So, when do you have time to read, and what should you read?
Fear not, we've got you covered. Throughout the year, we'll be assembling lists of books that you can count on being worth your time. Sometimes they'll be new. Sometimes they'll be classics you don't want to miss. Whenever they were written, you can count on the fact that our hand-picked titles will give you a return on your investment of time and money.
With this list, I've picked mostly classics. For the most part, they're what I'd call "new classics," books written in the last five years. CIOs, more than anyone else in the C-Suite, need to stay current. If you browsed the CIO literature from just a few short years ago, it would feature tips on running the data center with the fewest costs possible. The myth of IT as a cost sink is long gone, replaced by the need to transform the business. So some older classics, while great for the time, are dated.
When I do reach for older books, you can bet there's a reason. That's because they still deliver useful and thought-provoking content all these years later.

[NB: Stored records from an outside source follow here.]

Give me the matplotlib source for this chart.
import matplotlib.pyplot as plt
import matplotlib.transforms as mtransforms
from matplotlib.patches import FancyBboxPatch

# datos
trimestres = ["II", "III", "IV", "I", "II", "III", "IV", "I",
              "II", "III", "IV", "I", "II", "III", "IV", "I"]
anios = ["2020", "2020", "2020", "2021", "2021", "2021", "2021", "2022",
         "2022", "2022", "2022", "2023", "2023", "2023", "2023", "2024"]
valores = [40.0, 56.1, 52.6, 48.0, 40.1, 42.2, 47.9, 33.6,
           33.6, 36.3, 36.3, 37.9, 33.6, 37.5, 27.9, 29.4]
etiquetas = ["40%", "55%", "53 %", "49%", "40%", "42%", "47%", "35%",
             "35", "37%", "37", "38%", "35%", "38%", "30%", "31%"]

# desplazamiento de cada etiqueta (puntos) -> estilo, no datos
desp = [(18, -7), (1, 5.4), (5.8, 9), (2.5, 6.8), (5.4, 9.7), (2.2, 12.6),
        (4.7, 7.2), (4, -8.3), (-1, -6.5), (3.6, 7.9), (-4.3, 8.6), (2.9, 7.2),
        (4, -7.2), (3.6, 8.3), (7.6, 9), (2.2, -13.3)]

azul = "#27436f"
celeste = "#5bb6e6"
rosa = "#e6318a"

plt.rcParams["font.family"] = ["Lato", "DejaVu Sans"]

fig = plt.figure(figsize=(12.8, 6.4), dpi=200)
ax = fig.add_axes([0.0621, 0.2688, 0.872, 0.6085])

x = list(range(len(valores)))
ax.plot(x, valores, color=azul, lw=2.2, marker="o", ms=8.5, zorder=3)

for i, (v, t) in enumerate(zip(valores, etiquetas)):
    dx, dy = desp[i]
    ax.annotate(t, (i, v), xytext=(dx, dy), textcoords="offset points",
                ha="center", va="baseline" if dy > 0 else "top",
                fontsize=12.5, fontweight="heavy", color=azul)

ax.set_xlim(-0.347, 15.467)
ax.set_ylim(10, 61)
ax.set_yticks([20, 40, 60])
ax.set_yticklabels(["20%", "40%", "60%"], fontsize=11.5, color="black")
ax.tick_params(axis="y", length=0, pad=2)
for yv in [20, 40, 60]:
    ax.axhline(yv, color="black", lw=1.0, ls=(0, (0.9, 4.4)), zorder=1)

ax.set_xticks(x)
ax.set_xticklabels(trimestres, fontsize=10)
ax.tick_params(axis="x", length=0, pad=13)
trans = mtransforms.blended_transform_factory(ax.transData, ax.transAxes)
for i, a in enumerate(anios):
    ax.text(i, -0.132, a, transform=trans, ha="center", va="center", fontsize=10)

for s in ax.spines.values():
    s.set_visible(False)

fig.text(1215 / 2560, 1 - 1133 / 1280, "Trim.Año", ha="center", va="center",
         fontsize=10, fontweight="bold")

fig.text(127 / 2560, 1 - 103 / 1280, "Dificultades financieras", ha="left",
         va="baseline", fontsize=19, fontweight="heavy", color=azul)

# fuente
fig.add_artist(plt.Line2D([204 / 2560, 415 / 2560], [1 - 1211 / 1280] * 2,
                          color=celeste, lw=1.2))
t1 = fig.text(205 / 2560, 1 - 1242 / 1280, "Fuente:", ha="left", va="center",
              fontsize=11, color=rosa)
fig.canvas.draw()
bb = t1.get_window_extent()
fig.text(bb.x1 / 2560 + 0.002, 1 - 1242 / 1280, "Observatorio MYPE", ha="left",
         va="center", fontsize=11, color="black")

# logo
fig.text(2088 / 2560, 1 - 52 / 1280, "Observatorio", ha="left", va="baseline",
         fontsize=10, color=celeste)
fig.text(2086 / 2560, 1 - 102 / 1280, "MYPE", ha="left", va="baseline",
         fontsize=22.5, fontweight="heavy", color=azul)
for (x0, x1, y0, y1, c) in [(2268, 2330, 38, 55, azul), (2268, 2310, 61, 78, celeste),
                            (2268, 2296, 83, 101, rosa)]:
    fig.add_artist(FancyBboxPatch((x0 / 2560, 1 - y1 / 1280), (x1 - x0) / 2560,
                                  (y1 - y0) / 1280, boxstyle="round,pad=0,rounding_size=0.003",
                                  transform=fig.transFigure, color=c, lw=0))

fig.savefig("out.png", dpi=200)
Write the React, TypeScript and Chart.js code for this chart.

On the following pages you'll see my 10 favorite "classic" CIO books. Tell us which ones you like best in the comments section below. And let us know what you're reading right now.
Title: The No Asshole Rule: Building a Civilized Workplace and Surviving One That Isn't
Author: Robert I. Sutton
My apologies if you are squeamish about the profanity in the title. Might I suggest that if you are, the audiobook would not be a great option for you.
Language aside, this is the most important business book I've ever read. It pinpoints, as succinctly as possible, that most enterprises have behavioral problems. Too many managers are bullies. Too many people are disrespectful. Incivility is rampant.
If you don't see this in your enterprise, you are either the luckiest CIO on earth, or you are a person whose behavior fits the above descriptions.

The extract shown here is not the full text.